— Start —
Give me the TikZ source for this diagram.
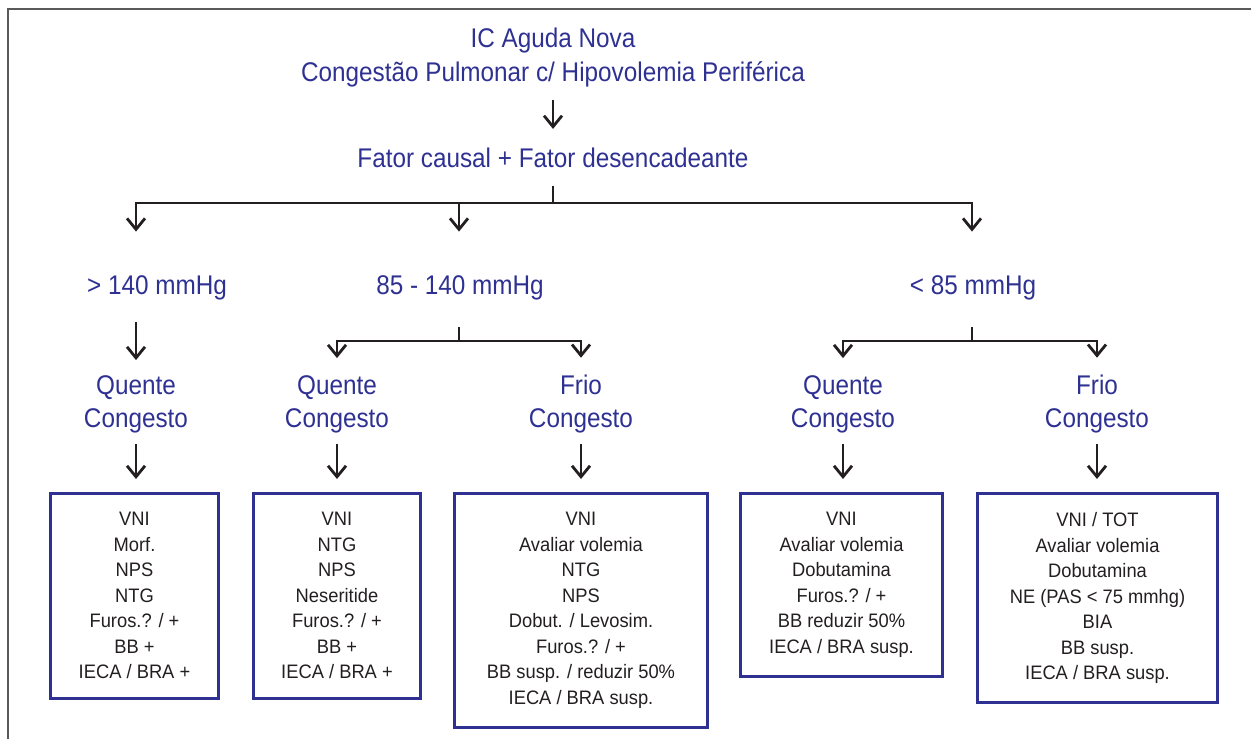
\documentclass[tikz,border=0pt]{standalone}
\usepackage{fontspec}
\setmainfont{Liberation Sans}
\newfontfamily\fonteazul{Liberation Sans}[FakeStretch=0.9]
\newfontfamily\fontecaixa{Liberation Sans}[FakeStretch=0.94]
\usetikzlibrary{arrows.meta}
\definecolor{azul}{HTML}{2E3192}
\definecolor{preto}{HTML}{231F20}
\definecolor{moldura}{HTML}{5A5A5A}
\tikzset{
        rotulo/.style={text=azul, inner sep=0pt, align=center, font=\fonteazul\fontsize{27}{33}\selectfont},
        caixa/.style={draw=azul, line width=3pt, text=preto, align=center, anchor=north,
                inner xsep=4pt, inner ysep=19pt, font=\fontecaixa\fontsize{19.5}{25.5}\selectfont},
        linha/.style={draw=preto, line width=2.8pt},
        seta/.style={linha, -{Straight Barb[length=11pt,width=18pt]}}
}

\begin{document}
\begin{tikzpicture}[x=1pt, y=-1pt]
        \useasboundingbox (0,0) rectangle (1251,739);
        \draw[moldura, line width=2pt] (8,739) -- (8,9) -- (1251,9);

        \node[rotulo, font=\fonteazul\fontsize{27}{34}\selectfont] (titulo) at (553,58)
                {IC Aguda Nova\\Congestão Pulmonar c/ Hipovolemia Periférica};
        \node[rotulo] (fator) at (553,158) {Fator causal + Fator desencadeante};

        \node[rotulo] (r140) at (157,288) {> 140 mmHg};
        \node[rotulo] (r85140) at (460,288) {85 - 140 mmHg};
        \node[rotulo] (r85) at (973,288) {< 85 mmHg};

        \node[rotulo] (q1) at (136,404) {Quente\\Congesto};
        \node[rotulo] (q2) at (337,404) {Quente\\Congesto};
        \node[rotulo] (f2) at (581,404) {Frio\\Congesto};
        \node[rotulo] (q3) at (843,404) {Quente\\Congesto};
        \node[rotulo] (f3) at (1097,404) {Frio\\Congesto};

        \node[caixa, minimum width=168pt] (b1) at (134.5,492)
                {VNI\\Morf.\\NPS\\NTG\\Furos.? / +\\BB +\\IECA / BRA +};
        \node[caixa, minimum width=167pt] (b2) at (337,492)
                {VNI\\NTG\\NPS\\Neseritide\\Furos.? / +\\BB +\\IECA / BRA +};
        \node[caixa, minimum width=253pt] (b3) at (581,492)
                {VNI\\Avaliar volemia\\NTG\\NPS\\Dobut. / Levosim.\\Furos.? / +\\BB susp. / reduzir 50\%\\IECA / BRA susp.};
        \node[caixa, minimum width=202pt] (b4) at (841.5,492)
                {VNI\\Avaliar volemia\\Dobutamina\\Furos.? / +\\BB reduzir 50\%\\IECA / BRA susp.};
        \node[caixa, minimum width=240pt] (b5) at (1097.5,492)
                {VNI / TOT\\Avaliar volemia\\Dobutamina\\NE (PAS < 75 mmhg)\\BIA\\BB susp.\\IECA / BRA susp.};

        \coordinate (bus) at (553,203);
        \coordinate (div2) at (459,341);
        \coordinate (div3) at (972,341);

        \draw[seta, shorten <=12pt, shorten >=19pt] (titulo) -- (fator);
        \draw[linha, shorten <=18pt] (fator) -- (bus);
        \draw[seta, shorten >=44pt] (bus) -| (q1 |- r140.north);
        \draw[seta, shorten >=44pt] (bus) -| (div2 |- r85140.north);
        \draw[seta, shorten >=44pt] (bus) -| (div3 |- r85.north);

        \draw[seta, shorten <=22pt, shorten >=15pt] (q1 |- r140.south) -- (q1);
        \draw[linha, shorten <=27pt] (div2 |- r85140.south) -- (div2);
        \draw[seta, shorten >=17pt] (div2) -| (q2);
        \draw[seta, shorten >=17pt] (div2) -| (f2);
        \draw[linha, shorten <=27pt] (div3 |- r85.south) -- (div3);
        \draw[seta, shorten >=17pt] (div3) -| (q3);
        \draw[seta, shorten >=17pt] (div3) -| (f3);

        \draw[seta, shorten <=11pt, shorten >=13pt] (q1) -- (q1 |- b1.north);
        \draw[seta, shorten <=11pt, shorten >=13pt] (q2) -- (q2 |- b2.north);
        \draw[seta, shorten <=11pt, shorten >=13pt] (f2) -- (f2 |- b3.north);
        \draw[seta, shorten <=11pt, shorten >=13pt] (q3) -- (q3 |- b4.north);
        \draw[seta, shorten <=11pt, shorten >=13pt] (f3) -- (f3 |- b5.north);
\end{tikzpicture}
\end{document}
— End —
:: Given exercise ::
Return the full material word for word. Do not include the pictures.

:: Reply to the task ::
Give me the TikZ source for this diagram.
\documentclass[tikz,border=0pt]{standalone}
\usepackage{fontspec}
\setmainfont{Liberation Sans}
\newfontfamily\fonteazul{Liberation Sans}[FakeStretch=0.9]
\newfontfamily\fontecaixa{Liberation Sans}[FakeStretch=0.94]
\usetikzlibrary{arrows.meta}
\definecolor{azul}{HTML}{2E3192}
\definecolor{preto}{HTML}{231F20}
\definecolor{moldura}{HTML}{5A5A5A}
\tikzset{
        rotulo/.style={text=azul, inner sep=0pt, align=center, font=\fonteazul\fontsize{27}{33}\selectfont},
        caixa/.style={draw=azul, line width=3pt, text=preto, align=center, anchor=north,
                inner xsep=4pt, inner ysep=19pt, font=\fontecaixa\fontsize{19.5}{25.5}\selectfont},
        linha/.style={draw=preto, line width=2.8pt},
        seta/.style={linha, -{Straight Barb[length=11pt,width=18pt]}}
}

\begin{document}
\begin{tikzpicture}[x=1pt, y=-1pt]
        \useasboundingbox (0,0) rectangle (1251,739);
        \draw[moldura, line width=2pt] (8,739) -- (8,9) -- (1251,9);

        \node[rotulo, font=\fonteazul\fontsize{27}{34}\selectfont] (titulo) at (553,58)
                {IC Aguda Nova\\Congestão Pulmonar c/ Hipovolemia Periférica};
        \node[rotulo] (fator) at (553,158) {Fator causal + Fator desencadeante};

        \node[rotulo] (r140) at (157,288) {> 140 mmHg};
        \node[rotulo] (r85140) at (460,288) {85 - 140 mmHg};
        \node[rotulo] (r85) at (973,288) {< 85 mmHg};

        \node[rotulo] (q1) at (136,404) {Quente\\Congesto};
        \node[rotulo] (q2) at (337,404) {Quente\\Congesto};
        \node[rotulo] (f2) at (581,404) {Frio\\Congesto};
        \node[rotulo] (q3) at (843,404) {Quente\\Congesto};
        \node[rotulo] (f3) at (1097,404) {Frio\\Congesto};

        \node[caixa, minimum width=168pt] (b1) at (134.5,492)
                {VNI\\Morf.\\NPS\\NTG\\Furos.? / +\\BB +\\IECA / BRA +};
        \node[caixa, minimum width=167pt] (b2) at (337,492)
                {VNI\\NTG\\NPS\\Neseritide\\Furos.? / +\\BB +\\IECA / BRA +};
        \node[caixa, minimum width=253pt] (b3) at (581,492)
                {VNI\\Avaliar volemia\\NTG\\NPS\\Dobut. / Levosim.\\Furos.? / +\\BB susp. / reduzir 50\%\\IECA / BRA susp.};
        \node[caixa, minimum width=202pt] (b4) at (841.5,492)
                {VNI\\Avaliar volemia\\Dobutamina\\Furos.? / +\\BB reduzir 50\%\\IECA / BRA susp.};
        \node[caixa, minimum width=240pt] (b5) at (1097.5,492)
                {VNI / TOT\\Avaliar volemia\\Dobutamina\\NE (PAS < 75 mmhg)\\BIA\\BB susp.\\IECA / BRA susp.};

        \coordinate (bus) at (553,203);
        \coordinate (div2) at (459,341);
        \coordinate (div3) at (972,341);

        \draw[seta, shorten <=12pt, shorten >=19pt] (titulo) -- (fator);
        \draw[linha, shorten <=18pt] (fator) -- (bus);
        \draw[seta, shorten >=44pt] (bus) -| (q1 |- r140.north);
        \draw[seta, shorten >=44pt] (bus) -| (div2 |- r85140.north);
        \draw[seta, shorten >=44pt] (bus) -| (div3 |- r85.north);

        \draw[seta, shorten <=22pt, shorten >=15pt] (q1 |- r140.south) -- (q1);
        \draw[linha, shorten <=27pt] (div2 |- r85140.south) -- (div2);
        \draw[seta, shorten >=17pt] (div2) -| (q2);
        \draw[seta, shorten >=17pt] (div2) -| (f2);
        \draw[linha, shorten <=27pt] (div3 |- r85.south) -- (div3);
        \draw[seta, shorten >=17pt] (div3) -| (q3);
        \draw[seta, shorten >=17pt] (div3) -| (f3);

        \draw[seta, shorten <=11pt, shorten >=13pt] (q1) -- (q1 |- b1.north);
        \draw[seta, shorten <=11pt, shorten >=13pt] (q2) -- (q2 |- b2.north);
        \draw[seta, shorten <=11pt, shorten >=13pt] (f2) -- (f2 |- b3.north);
        \draw[seta, shorten <=11pt, shorten >=13pt] (q3) -- (q3 |- b4.north);
        \draw[seta, shorten <=11pt, shorten >=13pt] (f3) -- (f3 |- b5.north);
\end{tikzpicture}
\end{document}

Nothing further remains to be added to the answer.